There have also been many criticisms of Natural Law theory, such as the argument put forward by Kai Neilson that all humans are not born with a basic moral nature and this varies across cultures, and differing societies. Another weakness associated with the Natural Law Theory, by some critics, is that it is very difficult to apply the basic precepts to a very complicated situation, as it can be hard to judge what precept is applicable. It is also assumed that the reasoning that humans have is the right things to do; therefore it can be difficult to know what to do when opinions conflict, as either party could be morally correct. Finally, it is debatable whether humans are actually in fact motivated by reason, as many humans do not consciously think through all the options before they complete actions.

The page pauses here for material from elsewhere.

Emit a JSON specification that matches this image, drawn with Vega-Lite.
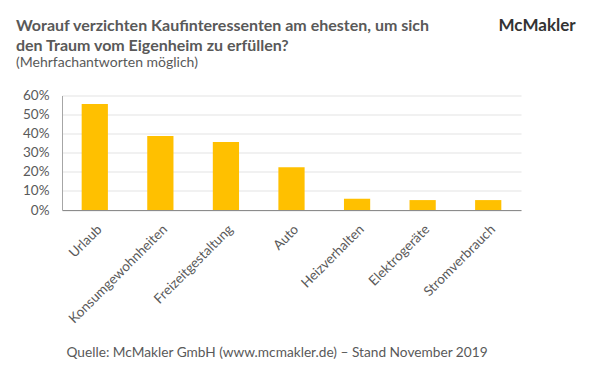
{
  "$schema": "https://vega.github.io/schema/vega-lite/v6.json",
  "autosize": "none",
  "width": 459,
  "height": 114.5,
  "padding": {"left": 62, "top": 95.5, "right": 70, "bottom": 163},
  "background": "white",
  "config": {
    "font": "Lato",
    "view": {"stroke": null}
  },
  "title": {
    "text": ["Worauf verzichten Kaufinteressenten am ehesten, um sich", "den Traum vom Eigenheim zu erfüllen?"],
    "subtitle": "(Mehrfachantworten möglich)",
    "anchor": "start",
    "frame": "group",
    "dx": -46,
    "fontSize": 16,
    "fontWeight": "bold",
    "color": "#595959",
    "lineHeight": 20,
    "subtitleFontSize": 14,
    "subtitleColor": "#595959",
    "subtitlePadding": 2,
    "offset": -53
  },
  "data": {
    "values": [
      {"kategorie": "Urlaub", "anteil": 0.555},
      {"kategorie": "Konsumgewohnheiten", "anteil": 0.388},
      {"kategorie": "Freizeitgestaltung", "anteil": 0.356},
      {"kategorie": "Auto", "anteil": 0.224},
      {"kategorie": "Heizverhalten", "anteil": 0.059},
      {"kategorie": "Elektrogeräte", "anteil": 0.052},
      {"kategorie": "Stromverbrauch", "anteil": 0.052}
    ]
  },
  "mark": {"type": "bar", "color": "#FFC000"},
  "encoding": {
    "x": {
      "field": "kategorie",
      "type": "nominal",
      "sort": null,
      "scale": {"paddingInner": 0.6, "paddingOuter": 0.3},
      "axis": {
        "labelAngle": -45,
        "labelFontSize": 13.5,
        "labelColor": "#595959",
        "labelPadding": 12,
        "ticks": false,
        "domainColor": "#8C8C8C",
        "title": "Quelle: McMakler GmbH (www.mcmakler.de) – Stand November 2019",
        "titleFontSize": 13.7,
        "titleFontWeight": "normal",
        "titleColor": "#595959",
        "titleX": 4,
        "titleY": 146,
        "titleAlign": "left",
        "titleBaseline": "alphabetic"
      }
    },
    "y": {
      "field": "anteil",
      "type": "quantitative",
      "scale": {"domain": [0, 0.6], "nice": false},
      "axis": {
        "values": [0, 0.1, 0.2, 0.3, 0.4, 0.5, 0.6],
        "format": ".0%",
        "labelFontSize": 13.5,
        "labelColor": "#595959",
        "labelPadding": 13,
        "ticks": false,
        "domainColor": "#A6A6A6",
        "gridColor": "#E3E3E3",
        "title": "McMakler",
        "titleAngle": 0,
        "titleX": 436,
        "titleY": -64.8,
        "titleAlign": "left",
        "titleBaseline": "alphabetic",
        "titleFontSize": 17,
        "titleFontWeight": "bold",
        "titleColor": "#333333"
      }
    }
  }
}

Therefore it would be arguable as to whether people who do reason are always moral. In conclusion, Natural Law theory is absolute, deontological and teleological. The main concept is that humans should aim to reach eudaimonia, by following moral rules, and Gods plan, which we know through human reasoning. Eudaimonia may mean different things to individuals dependent upon their religion or culture. Natural Law is followed both by religious people, as well as atheists. There are many strengths to Natural Law such as its universal application that can enable people to reach their ‘telos’ but equally there are valid criticisms centred upon the difficulty of determining the right course of actions in complex situations.